With the help of a Full House-like opening, a live studio audience, and even Alf, Elliot eventually works out the truth, placing him back in harm’s way and in his body. From the sounds of his breathing he has a punctured lung, and Ray is just getting started. Since Elliot really only gets about 20 minutes of screen time (compared to his usual starring role) it was interesting to see how he and Robot interact when he’s not explicitly fighting him off. Truly Robot is a crutch, the father figure he always wanted that morphed into his own insecurities and eventual dissociative personality traits. Elliot’s insistence on sending him away would be his way of knowing that he doesn’t need that crutch anymore. In turn Robot’s humanity shined through because that’s what Elliot needed in that moment. He couldn’t reach out to us, the other half of his crutch, so instead he focused on what is known. It was kind of a wonderful moment, bloodied bruised, broken Elliot and all.
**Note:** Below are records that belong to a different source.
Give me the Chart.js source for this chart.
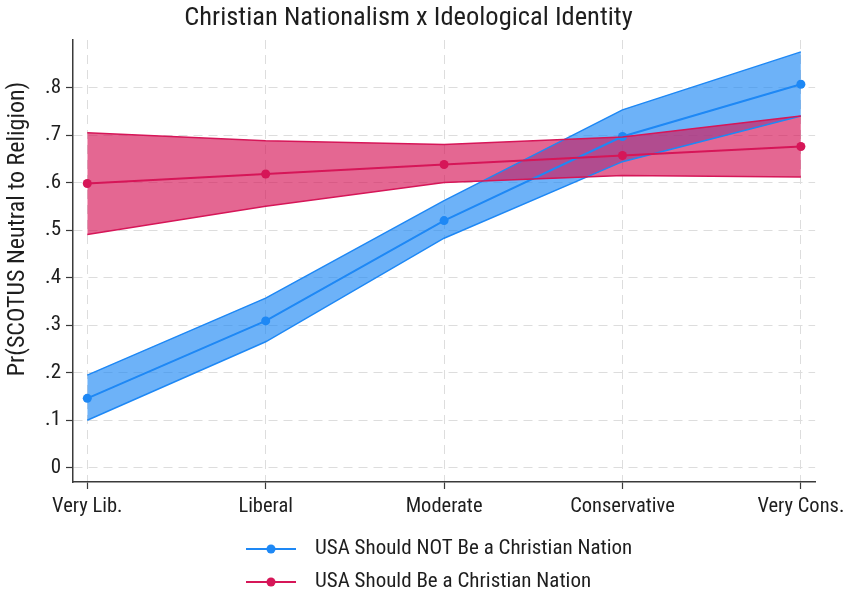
<!DOCTYPE html>
<html>
<head>
<meta charset="utf-8">
<script src="https://cdn.jsdelivr.net/npm/chart.js@4/dist/chart.umd.min.js"></script>
<style>
  html, body { margin: 0; padding: 0; background: #ffffff; }
  #wrap { width: 851px; height: 595px; }
</style>
</head>
<body>
<div id="wrap"><canvas id="c" width="851" height="595"></canvas></div>
<script>
// ---- data ----
const categories = ['Very Lib.', 'Liberal', 'Moderate', 'Conservative', 'Very Cons.'];
const yTickValues = [0, 0.1, 0.2, 0.3, 0.4, 0.5, 0.6, 0.7, 0.8];
const yTickLabels = ['0', '.1', '.2', '.3', '.4', '.5', '.6', '.7', '.8'];

const seriesNames = ['USA Should NOT Be a Christian Nation', 'USA Should Be a Christian Nation'];
const notMean = [0.146, 0.309, 0.520, 0.697, 0.807];
const notLow  = [0.100, 0.265, 0.483, 0.644, 0.740];
const notHigh = [0.195, 0.357, 0.562, 0.753, 0.875];
const beMean  = [0.598, 0.618, 0.638, 0.657, 0.676];
const beLow   = [0.491, 0.550, 0.600, 0.615, 0.612];
const beHigh  = [0.705, 0.688, 0.680, 0.696, 0.740];

const titleText = 'Christian Nationalism x Ideological Identity';
const yTitleText = 'Pr(SCOTUS Neutral to Religion)';

// ---- styling ----
const FONT = "'Liberation Sans Narrow', 'Roboto Condensed', 'DejaVu Sans Condensed', 'Liberation Sans', sans-serif";
const blueLine = 'rgb(30,136,245)';
const blueFill = 'rgba(30,136,245,0.65)';
const redLine = 'rgb(214,22,88)';
const redFill = 'rgba(214,22,88,0.65)';
const textColor = '#1e1e1e';
const axisColor = '#3a3a3a';
const gridColor = '#dddddd';

const pts = arr => arr.map((v, i) => ({ x: i, y: v }));

function band(high, low, line, fill, label) {
  return [
    { label: label + ' upper', data: pts(high), borderColor: line, borderWidth: 1.5,
      pointRadius: 0, fill: false, tension: 0 },
    { label: label + ' lower', data: pts(low), borderColor: line, borderWidth: 1.5,
      pointRadius: 0, fill: '-1', backgroundColor: fill, tension: 0 }
  ];
}

// Red drawn above blue (lower dataset index is painted last)
const datasets = [
  ...band(beHigh, beLow, redLine, redFill, seriesNames[1]),
  { label: seriesNames[1], data: pts(beMean), borderColor: redLine, backgroundColor: redLine,
    borderWidth: 2, pointRadius: 4.5, pointBackgroundColor: redLine, pointBorderWidth: 0,
    fill: false, tension: 0 },
  ...band(notHigh, notLow, blueLine, blueFill, seriesNames[0]),
  { label: seriesNames[0], data: pts(notMean), borderColor: blueLine, backgroundColor: blueLine,
    borderWidth: 2, pointRadius: 4.5, pointBackgroundColor: blueLine, pointBorderWidth: 0,
    fill: false, tension: 0 }
];

const legendItems = [
  { text: seriesNames[0], color: blueLine },
  { text: seriesNames[1], color: redLine }
];

const overlayPlugin = {
  id: 'overlay',
  afterDraw(chart) {
    const ctx = chart.ctx;
    ctx.save();
    // y-axis title
    ctx.fillStyle = textColor;
    ctx.font = '24px ' + FONT;
    ctx.textAlign = 'center';
    ctx.textBaseline = 'middle';
    ctx.translate(18, 229);
    ctx.rotate(-Math.PI / 2);
    ctx.fillText(yTitleText, 0, 0);
    ctx.restore();

    // legend (two stacked rows)
    ctx.save();
    const rowsY = [549, 582];
    legendItems.forEach((it, i) => {
      const y = rowsY[i];
      ctx.strokeStyle = it.color;
      ctx.lineWidth = 2;
      ctx.beginPath();
      ctx.moveTo(246, y);
      ctx.lineTo(296, y);
      ctx.stroke();
      ctx.fillStyle = it.color;
      ctx.beginPath();
      ctx.arc(271, y, 4.5, 0, Math.PI * 2);
      ctx.fill();
      ctx.fillStyle = textColor;
      ctx.font = '21px ' + FONT;
      ctx.textAlign = 'left';
      ctx.textBaseline = 'middle';
      ctx.fillText(it.text, 315, y);
    });
    ctx.restore();
  }
};

new Chart(document.getElementById('c'), {
  type: 'line',
  data: { datasets },
  options: {
    responsive: false,
    animation: false,
    devicePixelRatio: 1,
    layout: { padding: { left: 0, right: 34, top: 0, bottom: 0 } },
    plugins: {
      legend: { display: false },
      tooltip: { enabled: false },
      filler: { drawTime: 'beforeDatasetsDraw' },
      title: {
        display: true, text: titleText, color: textColor,
        font: { family: FONT, size: 26.5, weight: 'normal', lineHeight: 1 },
        padding: { top: 5, bottom: 8.5 }
      }
    },
    scales: {
      x: {
        type: 'linear', min: -0.08, max: 4.08,
        afterBuildTicks: s => { s.ticks = categories.map((c, i) => ({ value: i })); },
        afterFit: s => { s.height = 113; },
        ticks: {
          callback: (v) => categories[Math.round(v)],
          color: textColor, font: { family: FONT, size: 20.5 }, padding: 6,
          maxRotation: 0, autoSkip: false
        },
        grid: { color: gridColor, lineWidth: 1, tickColor: axisColor, tickLength: 7, tickWidth: 1.2 },
        border: { display: true, color: axisColor, width: 1.5, dash: [9, 6] }
      },
      y: {
        type: 'linear', min: -0.03, max: 0.90,
        afterBuildTicks: s => { s.ticks = yTickValues.map(v => ({ value: v })); },
        afterFit: s => { s.width = 73; },
        ticks: {
          callback: (v) => yTickLabels[yTickValues.findIndex(t => Math.abs(t - v) < 1e-9)],
          color: textColor, font: { family: FONT, size: 21 }, padding: 5
        },
        grid: { color: gridColor, lineWidth: 1, tickColor: axisColor, tickLength: 7, tickWidth: 1.2 },
        border: { display: true, color: axisColor, width: 1.5, dash: [9, 6] }
      }
    }
  },
  plugins: [overlayPlugin]
});
</script>
</body>
</html>
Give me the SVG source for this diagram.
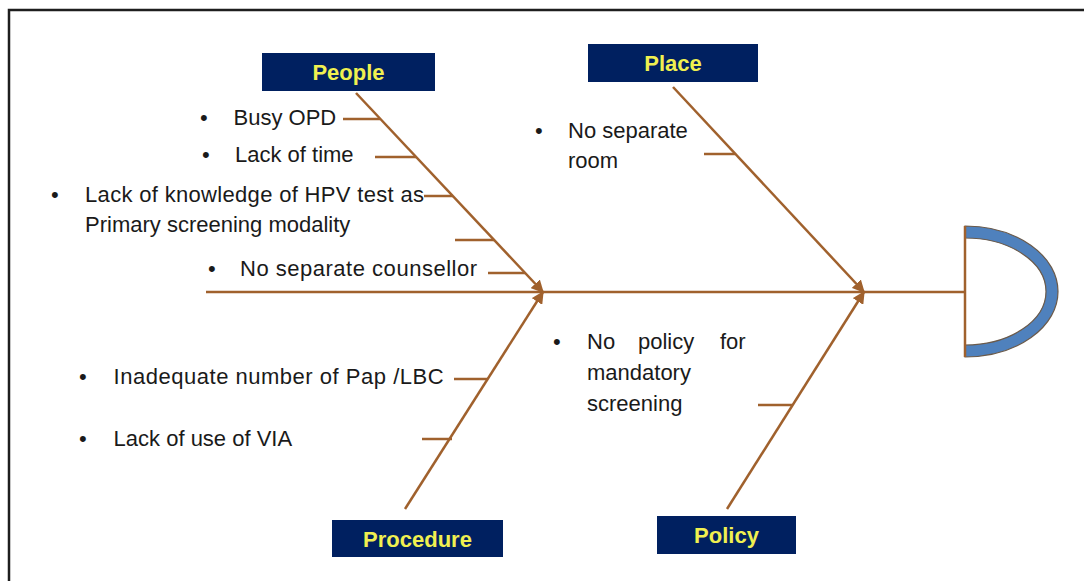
<svg xmlns="http://www.w3.org/2000/svg" width="1084" height="581" viewBox="0 0 1084 581">
<defs>
<marker id="arr" viewBox="0 0 10 10" refX="9" refY="5" markerWidth="5" markerHeight="5" orient="auto" markerUnits="strokeWidth">
<path d="M0,0 L10,5 L0,10 Z" fill="#A0612D"/>
</marker>
</defs>
<style>
.bone{stroke:#A0612D;stroke-width:2.5;fill:none}
.tick{stroke:#A0612D;stroke-width:2.5;fill:none}
.box{fill:#002060}
.lbl{font-family:"Liberation Sans",Arial,sans-serif;font-weight:bold;font-size:22px;fill:#F0F050;text-anchor:middle}
.t{font-family:"Liberation Sans",Arial,sans-serif;font-size:22px;fill:#1a1a1a}
</style>
<rect x="0" y="0" width="1084" height="581" fill="#ffffff"/>
<rect x="9" y="10" width="1100" height="600" fill="none" stroke="#1e1e1e" stroke-width="2.5"/>

<g id="connectors">
<line class="bone" x1="206" y1="292" x2="965" y2="292"/>
<line class="bone" x1="356" y1="93" x2="543" y2="292" marker-end="url(#arr)"/>
<line class="bone" x1="405" y1="509" x2="543" y2="292" marker-end="url(#arr)"/>
<line class="bone" x1="673" y1="87" x2="864" y2="292" marker-end="url(#arr)"/>
<line class="bone" x1="727" y1="509" x2="864" y2="292" marker-end="url(#arr)"/>
<line class="tick" x1="343" y1="119" x2="380" y2="119"/>
<line class="tick" x1="375" y1="157" x2="416" y2="157"/>
<line class="tick" x1="424" y1="196" x2="453" y2="196"/>
<line class="tick" x1="455" y1="240" x2="494" y2="240"/>
<line class="tick" x1="488" y1="273" x2="525" y2="273"/>
<line class="tick" x1="704" y1="154" x2="735" y2="154"/>
<line class="tick" x1="454" y1="379" x2="488" y2="379"/>
<line class="tick" x1="422" y1="439" x2="452" y2="439"/>
<line class="tick" x1="758" y1="405" x2="792" y2="405"/>
</g>

<g id="head">
<path d="M965,226 A93,65.5 0 0 1 965,357 L965,345 A81,53.5 0 0 0 965,238 Z" fill="#4F81BD" stroke="#6b5a4a" stroke-width="1.2"/>
<line class="bone" x1="965" y1="226" x2="965" y2="357"/>
</g>

<g id="people">
<rect class="box" x="262" y="53" width="173" height="38"/>
<text class="lbl" x="348.5" y="79.5">People</text>
</g>
<g id="place">
<rect class="box" x="588" y="44" width="170" height="38"/>
<text class="lbl" x="673" y="70.5">Place</text>
</g>
<g id="procedure">
<rect class="box" x="332" y="520" width="171" height="37"/>
<text class="lbl" x="417.5" y="546.5">Procedure</text>
</g>
<g id="policy">
<rect class="box" x="657" y="516" width="139" height="38"/>
<text class="lbl" x="726.5" y="542.5">Policy</text>
</g>

<g id="people-causes">
<text class="t" x="200" y="125">•</text><text class="t" x="233.5" y="125">Busy OPD</text>
<text class="t" x="202" y="161.5">•</text><text class="t" x="235" y="161.5">Lack of time</text>
<text class="t" x="51" y="201.5">•</text><text class="t" x="85" y="201.5" textLength="339">Lack of knowledge of HPV test as</text>
<text class="t" x="85" y="232">Primary screening modality</text>
<text class="t" x="208" y="276">•</text><text class="t" x="240" y="276" textLength="237">No separate counsellor</text>
</g>
<g id="place-causes">
<text class="t" x="535" y="137.5">•</text><text class="t" x="568" y="137.5">No separate</text>
<text class="t" x="568" y="168">room</text>
</g>
<g id="procedure-causes">
<text class="t" x="79" y="384">•</text><text class="t" x="113.6" y="384" textLength="330">Inadequate number of Pap /LBC</text>
<text class="t" x="79" y="445.5">•</text><text class="t" x="113.6" y="445.5">Lack of use of VIA</text>
</g>
<g id="policy-causes">
<text class="t" x="553" y="349">•</text>
<text class="t" x="587" y="349">No</text><text class="t" x="638" y="349">policy</text><text class="t" x="720" y="349">for</text>
<text class="t" x="587" y="380">mandatory</text>
<text class="t" x="587" y="410.5">screening</text>
</g>
</svg>
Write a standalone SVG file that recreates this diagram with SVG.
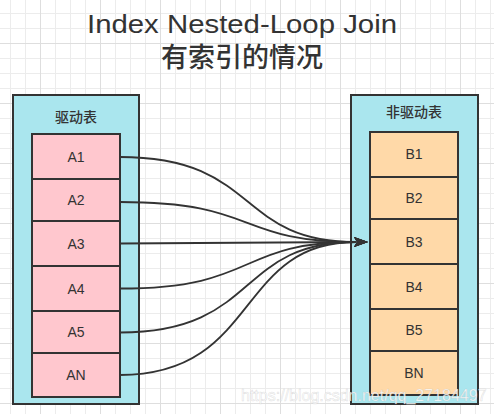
<svg xmlns="http://www.w3.org/2000/svg" width="494" height="414" viewBox="0 0 494 414">
<defs>
<style>
.outer{fill:#aae6ee;stroke:#333;stroke-width:2}
.rowA{fill:#ffc7ce;stroke:#333;stroke-width:2}
.rowB{fill:#ffd9a8;stroke:#333;stroke-width:2}
.lbl{font-family:"Liberation Sans","Noto Sans CJK SC",sans-serif;font-size:14px;fill:#333;text-anchor:middle}
.cjk{font-family:"Noto Sans CJK SC","Liberation Sans",sans-serif;font-size:14px;font-weight:500;fill:#333;text-anchor:middle}
.edge{fill:none;stroke:#333;stroke-width:1.8}
</style>
<pattern id="grid" patternUnits="userSpaceOnUse" x="10" y="13" width="60" height="60">
<rect x="0" y="0" width="1" height="60" fill="#ececec"/>
<rect x="15" y="0" width="1" height="60" fill="#ececec"/>
<rect x="45" y="0" width="1" height="60" fill="#ececec"/>
<rect x="0" y="0" width="60" height="1" fill="#ececec"/>
<rect x="0" y="15" width="60" height="1" fill="#ececec"/>
<rect x="0" y="45" width="60" height="1" fill="#ececec"/>
<rect x="30" y="0" width="1" height="60" fill="#dedede"/>
<rect x="0" y="30" width="60" height="1" fill="#dedede"/>
</pattern>
<marker id="arrow" markerUnits="userSpaceOnUse" markerWidth="16" markerHeight="12" refX="2" refY="5" orient="auto">
<path d="M0,0 L14,5 L0,10 L3,5 Z" fill="#333"/>
</marker>
</defs>
<rect x="0" y="0" width="494" height="414" fill="#fff"/>
<rect x="0" y="0" width="494" height="414" fill="url(#grid)"/>
<g id="title">
<text x="242" y="33" font-family="Liberation Sans, sans-serif" font-size="26" fill="#333" text-anchor="middle" textLength="310" lengthAdjust="spacingAndGlyphs">Index Nested-Loop Join</text>
<text x="242" y="66.5" font-family="Noto Sans CJK SC, sans-serif" font-size="27" font-weight="500" fill="#333" text-anchor="middle">有索引的情况</text>
</g>
<g id="driving-table">
<rect class="outer" x="13" y="95" width="126" height="309"/>
<text class="cjk" x="76" y="121.5">驱动表</text>
</g>
<g id="A1"><rect class="rowA" x="32" y="134" width="88" height="45"/><text class="lbl" x="76" y="161.5">A1</text></g>
<g id="A2"><rect class="rowA" x="32" y="179" width="88" height="42"/><text class="lbl" x="76" y="205">A2</text></g>
<g id="A3"><rect class="rowA" x="32" y="221" width="88" height="45"/><text class="lbl" x="76" y="248.5">A3</text></g>
<g id="A4"><rect class="rowA" x="32" y="266" width="88" height="45"/><text class="lbl" x="76" y="293.5">A4</text></g>
<g id="A5"><rect class="rowA" x="32" y="311" width="88" height="42"/><text class="lbl" x="76" y="337">A5</text></g>
<g id="AN"><rect class="rowA" x="32" y="353" width="88" height="44"/><text class="lbl" x="76" y="380">AN</text></g>
<g id="driven-table">
<rect class="outer" x="351" y="95" width="127" height="309"/>
<text class="cjk" x="414" y="116.5">非驱动表</text>
</g>
<g id="B1"><rect class="rowB" x="370" y="132" width="88" height="45"/><text class="lbl" x="414" y="159">B1</text></g>
<g id="B2"><rect class="rowB" x="370" y="177" width="88" height="42"/><text class="lbl" x="414" y="203">B2</text></g>
<g id="B3"><rect class="rowB" x="370" y="219" width="88" height="45"/><text class="lbl" x="414" y="246.5">B3</text></g>
<g id="B4"><rect class="rowB" x="370" y="264" width="88" height="45"/><text class="lbl" x="414" y="291.5">B4</text></g>
<g id="B5"><rect class="rowB" x="370" y="309" width="88" height="42"/><text class="lbl" x="414" y="335">B5</text></g>
<g id="BN"><rect class="rowB" x="370" y="351" width="88" height="44"/><text class="lbl" x="414" y="378">BN</text></g>
<g id="connectors">
<path class="edge" marker-end="url(#arrow)" d="M120,157 C260,157 235,242 356,242"/>
<path class="edge" marker-end="url(#arrow)" d="M120,202 C260,202 235,242 356,242"/>
<path class="edge" marker-end="url(#arrow)" d="M120,243.5 L356,242"/>
<path class="edge" marker-end="url(#arrow)" d="M120,288.5 C260,288.5 235,242 356,242"/>
<path class="edge" marker-end="url(#arrow)" d="M120,332.5 C260,332.5 235,242 356,242"/>
<path class="edge" marker-end="url(#arrow)" d="M120,375 C260,375 235,242 356,242"/>
</g>
<text x="241" y="400.5" font-family="Liberation Sans, sans-serif" font-size="16" fill="#fff" fill-opacity="0.85" stroke="#999" stroke-opacity="0.3" stroke-width="0.6">https://blog.csdn.net/qq_27184497</text>
</svg>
Angela continues to disappoint with her inability to lie and get minor tasks done. Her covert operation on the FBI floor of Evil Corp was hard to watch. It’s like she wants to get caught, which would make sense considering her reticence to help and discovery of Darlene’s fuck-boy sometimes boyfriend being the same man who gave ol’ Oli the disk that started this whole mess. Angela is the least likely person to hold it together when shit hits the fan, and yet here she is, trying to infiltrate the FBI while barely able to hold a conversation with a horny agent hitting on her. “Say something you idiot!” we scream at the television as she holds 30 second pauses in between each response. How is he still talking to her? How does he not see that’s she’s literally sweating bullets and trying to formulate a believable lie? The whole thing is absurd until Dom finally steps into the picture to rain on Angela’s parade. It’s like she’s the only one paying attention to anything these days.

We got a quick shot of Wellick in Elliot’s fever dream. Tied up in the back of a car, but for the most part unharmed. Does this mean Wellick is being held somewhere? Or rather, is he tied in to Elliot’s game and unable to escape? For the most part it could be meaningless, but the fact that Robot steps up and kills him is reminiscent of Rome’s untimely demise. This is also worrisome because for the first time Elliot knows that living stuck inside his head while Robot took over wouldn’t be as bad as he thought. Trapped forever in the nothingness leaves him the freedom to create everything he ever wanted and more. That would be tempting for everyone.

We’re leading up to the Dark Army taking back what they believe is theirs, i.e., a power that seems to have been lost during fsociety’s attack. Ideally it will take the series in a completely new direction, but so far the teetering between monotony and constant action is working.